I gave my sons until midnight on New Year’s Eve to write Christmas thank you notes, after which life as they knew it was over.  The notes had to be hand written, at least three lines long, and say what they liked about the gift even they didn’t like anything about it.

I saved copies of some of Rory’s oeuvre.

Dear Uncl Peter and ant lucy -  thank you for the telescope. I will use it to hit henry with. love, rory. (Draws picture of himself hitting Henry with telescope and adds:  ha ha Not really! I think that was supposed to qualify as the required third sentence.)

Dear aunt elizbeth, thank you for the chemistry set. I like it. I am trying to make a pocion to turn henry into a frog. Love rory

Dear grandpa henry, thank you for the dire straits tape. And the pencil sharpener and the jeepers creepers thing. I like the pencil sharpener so I can sharpen henry’s head. (Draws picture of Henry’s head labeled “before” and a pointy head labeled “after”)

I am happy to say that both of my sons still thank people for gifts.

I tend to give one group of grandkids gifts in person so I’m not sure how good their thank you note skills still are. The other group’s efforts have become…sporadic.

So is it selfish to want to share in the joy of giving a gift? Especially if you’ve put in a lot of time and energy and money to select it and send it? 

Fortunately, most of the gifts I give my grandkids anymore are charitable donations of their choosing made in their names, a custom started when each kid was around three.

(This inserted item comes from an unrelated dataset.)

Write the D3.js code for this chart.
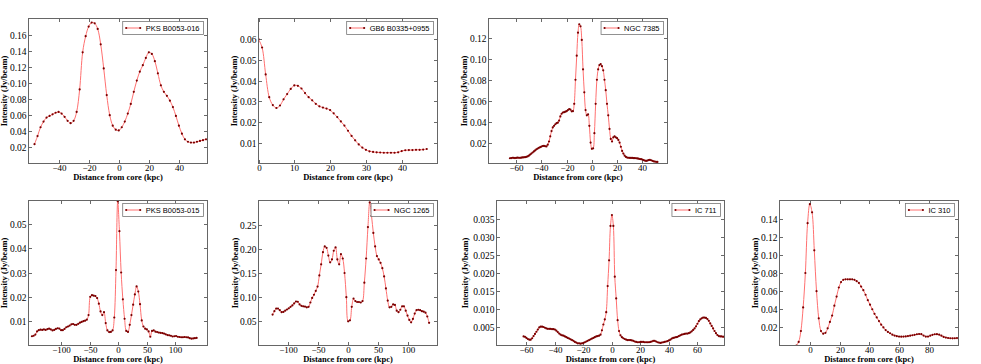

As preschoolers they were largely interested in fishies and horsies (also ‘phants).  The problem, initially, was that the kids wanted to take physical possession of their adopted animal, not quite understanding virtual adoption.  One year, my 5-year-old grandson opted to adopt a humpback whale named Mars from Whale and Dolphin Conservation. I sent the contribution and notified my son and daughter-in-law to have a 50,000-gallon tank ready on their patio by Wednesday.

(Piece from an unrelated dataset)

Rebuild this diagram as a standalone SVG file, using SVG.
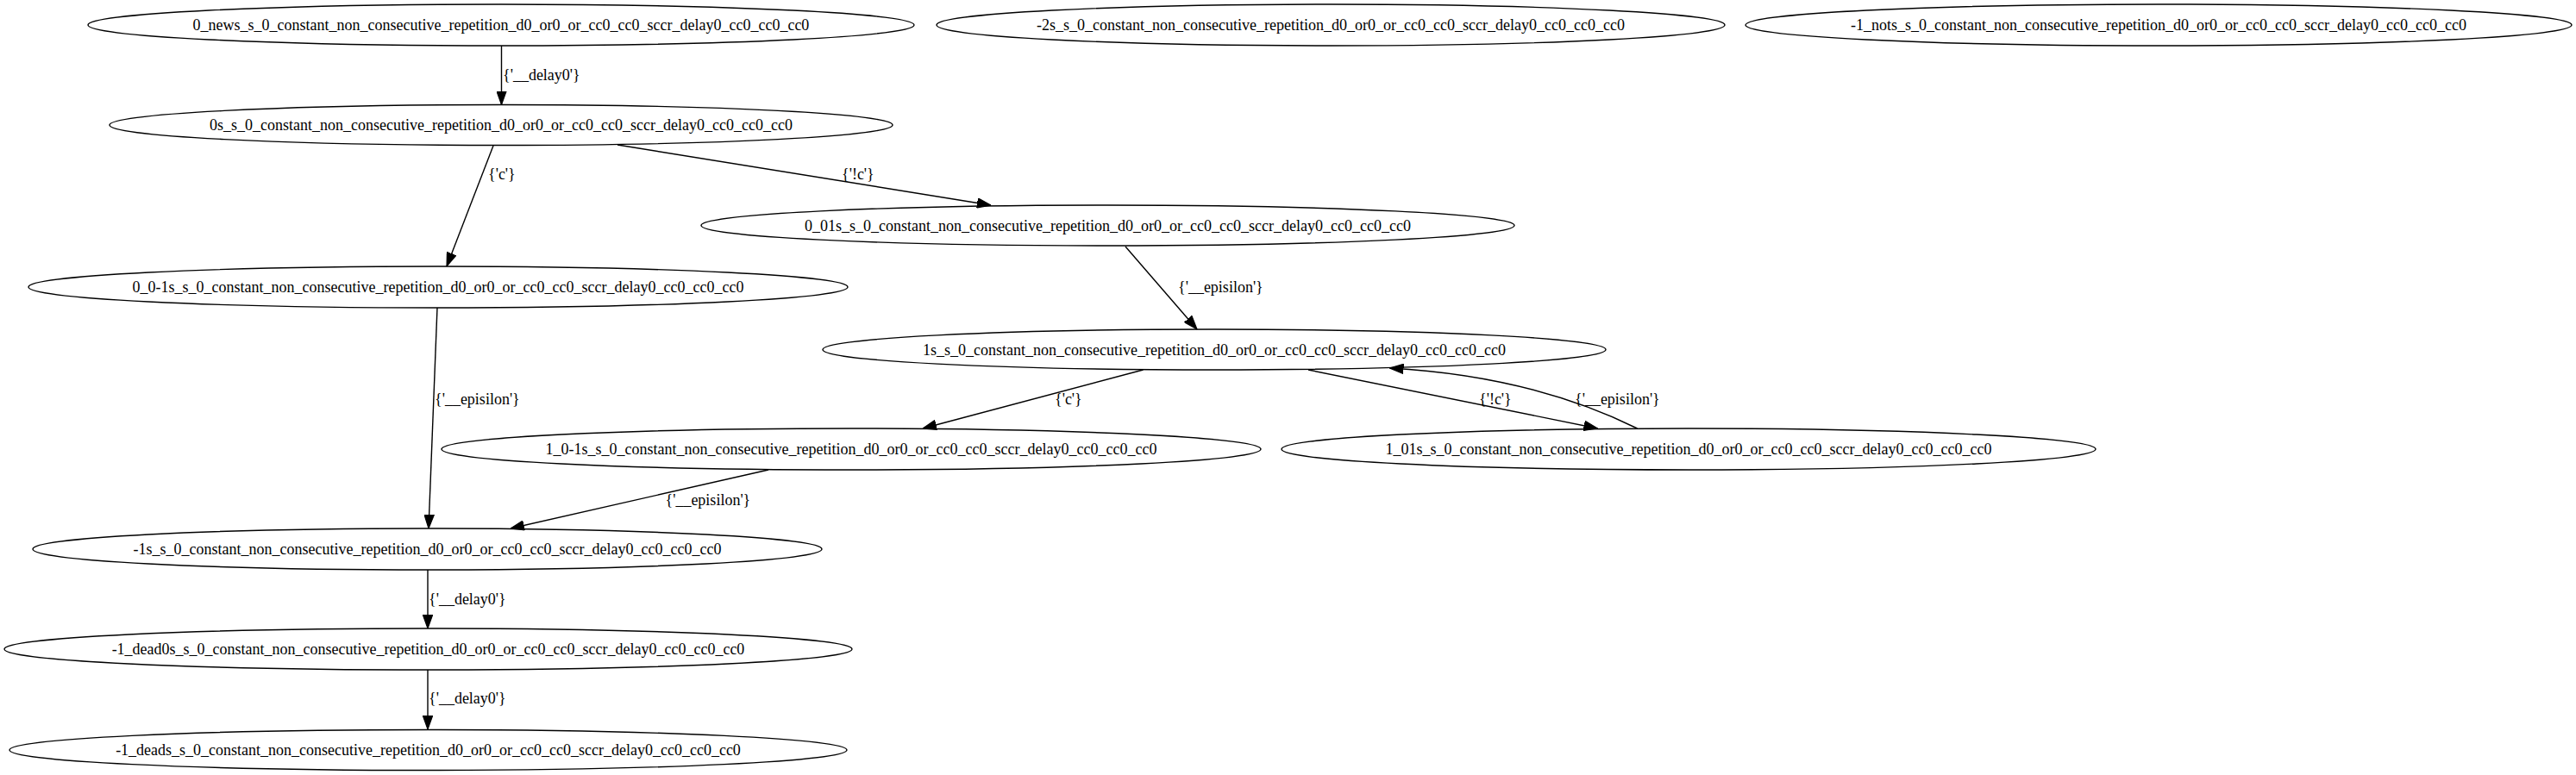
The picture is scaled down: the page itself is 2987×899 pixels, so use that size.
<svg xmlns="http://www.w3.org/2000/svg" width="2987" height="899" viewBox="0 0 2987 899">
<style>
.n ellipse{fill:none;stroke:#000;stroke-width:1.4}
.n text{font-family:"Liberation Serif","Times New Roman",serif;font-size:18px;text-anchor:middle;fill:#000}
.e path{fill:none;stroke:#000;stroke-width:1.4}
.e text{font-family:"Liberation Serif","Times New Roman",serif;font-size:18px;fill:#000}
</style>
<defs>
<marker id="ah" markerUnits="userSpaceOnUse" markerWidth="16" markerHeight="12" viewBox="0 0 14 10" refX="14" refY="5" orient="auto">
<path d="M0,0 L14,5 L0,10 Z" fill="#000" stroke="#000" stroke-width="1"/>
</marker>
</defs>
<rect width="2987" height="899" fill="#fff"/>
<g id="n_0_news" class="n"><ellipse cx="581" cy="29" rx="479" ry="24"/><text x="581" y="35">0_news_s_0_constant_non_consecutive_repetition_d0_or0_or_cc0_cc0_sccr_delay0_cc0_cc0_cc0</text></g>
<g id="n_m2s" class="n"><ellipse cx="1543" cy="29" rx="457" ry="24"/><text x="1543" y="35">-2s_s_0_constant_non_consecutive_repetition_d0_or0_or_cc0_cc0_sccr_delay0_cc0_cc0_cc0</text></g>
<g id="n_m1_nots" class="n"><ellipse cx="2503" cy="29" rx="479" ry="24"/><text x="2503" y="35">-1_nots_s_0_constant_non_consecutive_repetition_d0_or0_or_cc0_cc0_sccr_delay0_cc0_cc0_cc0</text></g>
<g id="n_0s" class="n"><ellipse cx="581" cy="145" rx="454" ry="23.5"/><text x="581" y="151">0s_s_0_constant_non_consecutive_repetition_d0_or0_or_cc0_cc0_sccr_delay0_cc0_cc0_cc0</text></g>
<g id="n_0_01s" class="n"><ellipse cx="1284.5" cy="261.5" rx="471.5" ry="23.5"/><text x="1284.5" y="267.5">0_01s_s_0_constant_non_consecutive_repetition_d0_or0_or_cc0_cc0_sccr_delay0_cc0_cc0_cc0</text></g>
<g id="n_0_0m1s" class="n"><ellipse cx="508" cy="333" rx="475" ry="24"/><text x="508" y="339">0_0-1s_s_0_constant_non_consecutive_repetition_d0_or0_or_cc0_cc0_sccr_delay0_cc0_cc0_cc0</text></g>
<g id="n_1s" class="n"><ellipse cx="1408" cy="405.5" rx="454" ry="23.5"/><text x="1408" y="411.5">1s_s_0_constant_non_consecutive_repetition_d0_or0_or_cc0_cc0_sccr_delay0_cc0_cc0_cc0</text></g>
<g id="n_1_0m1s" class="n"><ellipse cx="987" cy="521" rx="475" ry="24"/><text x="987" y="527">1_0-1s_s_0_constant_non_consecutive_repetition_d0_or0_or_cc0_cc0_sccr_delay0_cc0_cc0_cc0</text></g>
<g id="n_1_01s" class="n"><ellipse cx="1958" cy="521" rx="472" ry="24"/><text x="1958" y="527">1_01s_s_0_constant_non_consecutive_repetition_d0_or0_or_cc0_cc0_sccr_delay0_cc0_cc0_cc0</text></g>
<g id="n_m1s" class="n"><ellipse cx="495.5" cy="637" rx="457.5" ry="24"/><text x="495.5" y="643">-1s_s_0_constant_non_consecutive_repetition_d0_or0_or_cc0_cc0_sccr_delay0_cc0_cc0_cc0</text></g>
<g id="n_m1_dead0s" class="n"><ellipse cx="496.5" cy="753" rx="491.5" ry="24"/><text x="496.5" y="759">-1_dead0s_s_0_constant_non_consecutive_repetition_d0_or0_or_cc0_cc0_sccr_delay0_cc0_cc0_cc0</text></g>
<g id="n_m1_deads" class="n"><ellipse cx="496.5" cy="870" rx="485.5" ry="23.5"/><text x="496.5" y="876">-1_deads_s_0_constant_non_consecutive_repetition_d0_or0_or_cc0_cc0_sccr_delay0_cc0_cc0_cc0</text></g>
<g id="edges" class="e">
<path d="M581.5,53 L581.5,121.5" marker-end="url(#ah)"/>
<text x="583" y="93">{'__delay0'}</text>
<path d="M572,169 L518,309" marker-end="url(#ah)"/>
<text x="566" y="208">{'c'}</text>
<path d="M716,168 L1149,238" marker-end="url(#ah)"/>
<text x="976" y="208">{'!c'}</text>
<path d="M1305,286 L1388,382" marker-end="url(#ah)"/>
<text x="1366" y="339">{'__episilon'}</text>
<path d="M507,357 L497,613" marker-end="url(#ah)"/>
<text x="504" y="469">{'__episilon'}</text>
<path d="M1325.5,429 L1070,497" marker-end="url(#ah)"/>
<text x="1223" y="469">{'c'}</text>
<path d="M1517,429 L1852.5,497" marker-end="url(#ah)"/>
<text x="1715" y="469">{'!c'}</text>
<path d="M1898.5,497 Q1775,436 1611.5,427" marker-end="url(#ah)"/>
<text x="1826" y="469">{'__episilon'}</text>
<path d="M891,545 L592,613" marker-end="url(#ah)"/>
<text x="771.5" y="586">{'__episilon'}</text>
<path d="M496,661 L496,729" marker-end="url(#ah)"/>
<text x="497" y="701">{'__delay0'}</text>
<path d="M496,777 L496,846" marker-end="url(#ah)"/>
<text x="497" y="816">{'__delay0'}</text>
</g>
</svg>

The kids have gradually been branching more into people: food banks, desks for kids in Malawi, cleft palate surgeries in third world countries, potable water.

The nice thing about gifting charitable contributions is that it is its own reward.  Thank you notes not required.  I know the gift got there.  I’m pretty sure they call me Grammy Tax Deduction behind my back.  But I’m OK with that.  And the whales couldn’t thank me more.